The way the original conditional particle filter works is that given a current trajectory, one can simulate a particle system where that trajectory serves as a reference: it can have offspring and in doing so affects the other particles in the system. After simulating the system, a new trajectory is selected, which can share some of the reference’s points. In fact, it is known that unless the number of particles N in the system scales at least linearly with T, a kind of particle degeneracy occurs in which a large early chunk of the reference is very likely to be part of the new trajectory. Scaling N with T, however, leads to an O(1) mixing time with an O(T^2) complexity as the computational complexity per step of the Markov chain is O(NT).
The critical idea of Whiteley was to avoid this degeneracy by not selecting a whole trajectory from the particle system, but to randomly select points from different trajectories in a particular way to construct a more diverse path. This can have some points in common with the reference, but typically not many, and this essentially leads to mixing over several steps even when the number of particles is a constant independent of T. Empirically, adding this backward sampling step to the conditional particle filter was known to provide greatly improved performance but a theoretical result was elusive.
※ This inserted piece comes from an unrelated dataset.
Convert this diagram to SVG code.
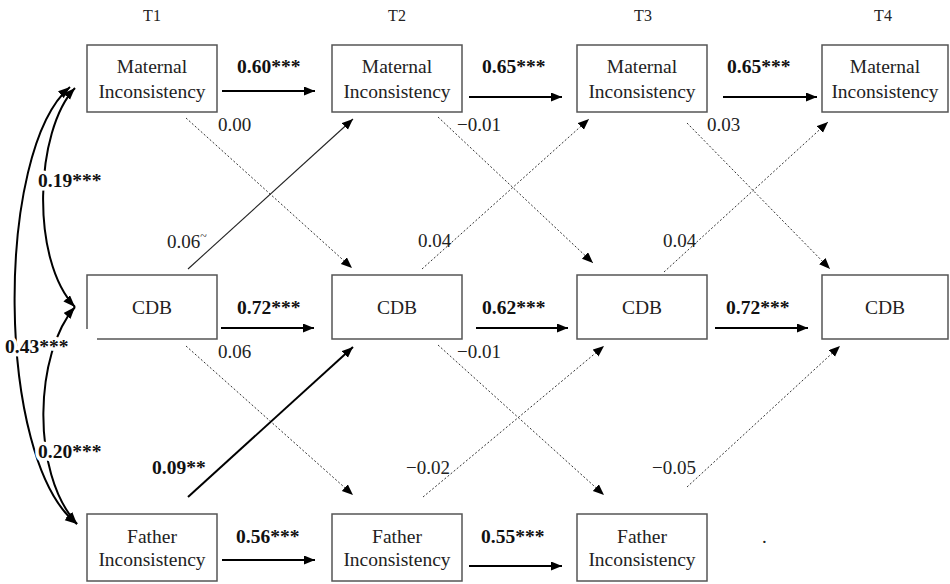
<svg xmlns="http://www.w3.org/2000/svg" width="950" height="584" viewBox="0 0 950 584">
<style>
.box{fill:#fff;stroke:#555;stroke-width:1.5}
.nt{font-family:"Liberation Serif","Times New Roman",serif;font-size:19.5px;fill:#222;text-anchor:middle}
.tl{font-family:"Liberation Serif","Times New Roman",serif;font-size:16px;fill:#222;text-anchor:middle}
.lb{font-family:"Liberation Serif","Times New Roman",serif;font-size:19.5px;font-weight:bold;fill:#111}
.lr{font-family:"Liberation Serif","Times New Roman",serif;font-size:19px;fill:#222}
.halo{stroke:#fff;stroke-width:7;paint-order:stroke;stroke-linejoin:round}
.thick{fill:none;stroke:#000;stroke-width:2;marker-end:url(#ah)}
.thin{fill:none;stroke:#222;stroke-width:1.1;marker-end:url(#ah)}
.dot{fill:none;stroke:#333;stroke-width:1;stroke-dasharray:2 2;marker-end:url(#ah)}
.cov{fill:none;stroke:#000;stroke-width:2;marker-start:url(#ah2);marker-end:url(#ah2)}
</style>
<defs>
<marker id="ah" markerUnits="userSpaceOnUse" markerWidth="12" markerHeight="10" refX="11" refY="4.5" orient="auto"><path d="M0,0 L11,4.5 L0,9 z" fill="#000"/></marker>
<marker id="ah2" markerUnits="userSpaceOnUse" markerWidth="13" markerHeight="10" refX="12" refY="4.5" orient="auto-start-reverse"><path d="M0,0 L12,4.5 L0,9 z" fill="#000"/></marker>
</defs>
<rect width="950" height="584" fill="#fff"/>
<g id="time-labels">
<text class="tl" x="152" y="21">T1</text>
<text class="tl" x="397" y="21">T2</text>
<text class="tl" x="643" y="21">T3</text>
<text class="tl" x="883" y="21">T4</text>
</g>
<g id="connectors">
<path class="cov" d="M70,87 C-5,150 -5,460 77,524"/>
<path class="cov" d="M75,88 C35,130 30,260 75,307"/>
<path class="cov" d="M75,307 C35,352 30,472 77,524"/>
<line class="thick" x1="222" y1="91" x2="315" y2="91"/>
<line class="thick" x1="469" y1="97" x2="562" y2="97"/>
<line class="thick" x1="723" y1="97" x2="817" y2="97"/>
<line class="thick" x1="221" y1="328" x2="314" y2="328"/>
<line class="thick" x1="476" y1="328" x2="568" y2="328"/>
<line class="thick" x1="715" y1="328" x2="808" y2="328"/>
<line class="thick" x1="222" y1="560" x2="315" y2="560"/>
<line class="thick" x1="469" y1="566" x2="562" y2="566"/>
<line class="dot" x1="186" y1="118" x2="352" y2="268"/>
<line class="thin" x1="188" y1="269" x2="353" y2="119"/>
<line class="dot" x1="438" y1="117" x2="593" y2="263"/>
<line class="dot" x1="422" y1="269" x2="589" y2="119"/>
<line class="dot" x1="687" y1="123" x2="830" y2="269"/>
<line class="dot" x1="664" y1="272" x2="828" y2="122"/>
<line class="dot" x1="186" y1="346" x2="353" y2="495"/>
<line class="thick" x1="188" y1="497" x2="353" y2="347"/>
<line class="dot" x1="438" y1="345" x2="604" y2="495"/>
<line class="dot" x1="423" y1="497" x2="604" y2="346"/>
<line class="dot" x1="687" y1="487" x2="840" y2="346"/>
</g>
<g id="edge-labels">
<text class="lb halo" x="38" y="187">0.19***</text>
<text class="lb halo" x="5" y="353">0.43***</text>
<text class="lb halo" x="38" y="458">0.20***</text>
<text class="lb" x="237" y="73">0.60***</text>
<text class="lb" x="482" y="73">0.65***</text>
<text class="lb" x="727" y="73">0.65***</text>
<text class="lb" x="237" y="314">0.72***</text>
<text class="lb" x="482" y="314">0.62***</text>
<text class="lb" x="726" y="314">0.72***</text>
<text class="lb" x="236" y="543">0.56***</text>
<text class="lb" x="481" y="543">0.55***</text>
<text class="lb" x="152" y="474">0.09**</text>
<text class="lr" x="218" y="131">0.00</text>
<text class="lr" x="457" y="131">−0.01</text>
<text class="lr" x="707" y="131">0.03</text>
<text class="lr" x="167" y="248">0.06<tspan font-size="12" dy="-8">~</tspan></text>
<text class="lr" x="418" y="247">0.04</text>
<text class="lr" x="663" y="247">0.04</text>
<text class="lr" x="218" y="358">0.06</text>
<text class="lr" x="457" y="358">−0.01</text>
<text class="lr" x="406" y="474">−0.02</text>
<text class="lr" x="652" y="474">−0.05</text>
<text class="lr" x="762" y="543">.</text>
</g>
<g id="mat-t1"><rect class="box" x="87" y="45" width="130" height="67"/><text class="nt" x="152" y="73">Maternal</text><text class="nt" x="152" y="98">Inconsistency</text></g>
<g id="mat-t2"><rect class="box" x="332" y="45" width="130" height="67"/><text class="nt" x="397" y="73">Maternal</text><text class="nt" x="397" y="98">Inconsistency</text></g>
<g id="mat-t3"><rect class="box" x="577" y="45" width="130" height="67"/><text class="nt" x="642" y="73">Maternal</text><text class="nt" x="642" y="98">Inconsistency</text></g>
<g id="mat-t4"><rect class="box" x="822" y="45" width="126" height="67"/><text class="nt" x="885" y="73">Maternal</text><text class="nt" x="885" y="98">Inconsistency</text></g>
<g id="cdb-t1"><path d="M87,329 L87,275 L217,275 L217,339 L97,339" fill="#fff" stroke="#555" stroke-width="1.5"/><text class="nt" x="152" y="314">CDB</text></g>
<g id="cdb-t2"><rect class="box" x="332" y="275" width="130" height="64"/><text class="nt" x="397" y="314">CDB</text></g>
<g id="cdb-t3"><rect class="box" x="577" y="275" width="130" height="64"/><text class="nt" x="642" y="314">CDB</text></g>
<g id="cdb-t4"><rect class="box" x="822" y="275" width="126" height="64"/><text class="nt" x="885" y="314">CDB</text></g>
<g id="fat-t1"><rect class="box" x="87" y="514" width="130" height="67"/><text class="nt" x="152" y="543">Father</text><text class="nt" x="152" y="566">Inconsistency</text></g>
<g id="fat-t2"><rect class="box" x="332" y="514" width="130" height="67"/><text class="nt" x="397" y="543">Father</text><text class="nt" x="397" y="566">Inconsistency</text></g>
<g id="fat-t3"><rect class="box" x="577" y="514" width="130" height="67"/><text class="nt" x="642" y="543">Father</text><text class="nt" x="642" y="566">Inconsistency</text></g>
</svg>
The key to the proof is the construction of a probabilistic coupling of two backward-sampling, conditional particle filters, such that with quite a bit of care it could be shown that after O(log(T)) steps they would coincide. The coupling construction also lends itself nicely to parallelizable, unbiased estimation methods, as recently investigated by Pierre Jacob and several of his collaborators.
Huge congratulations to Anthony on this achievement.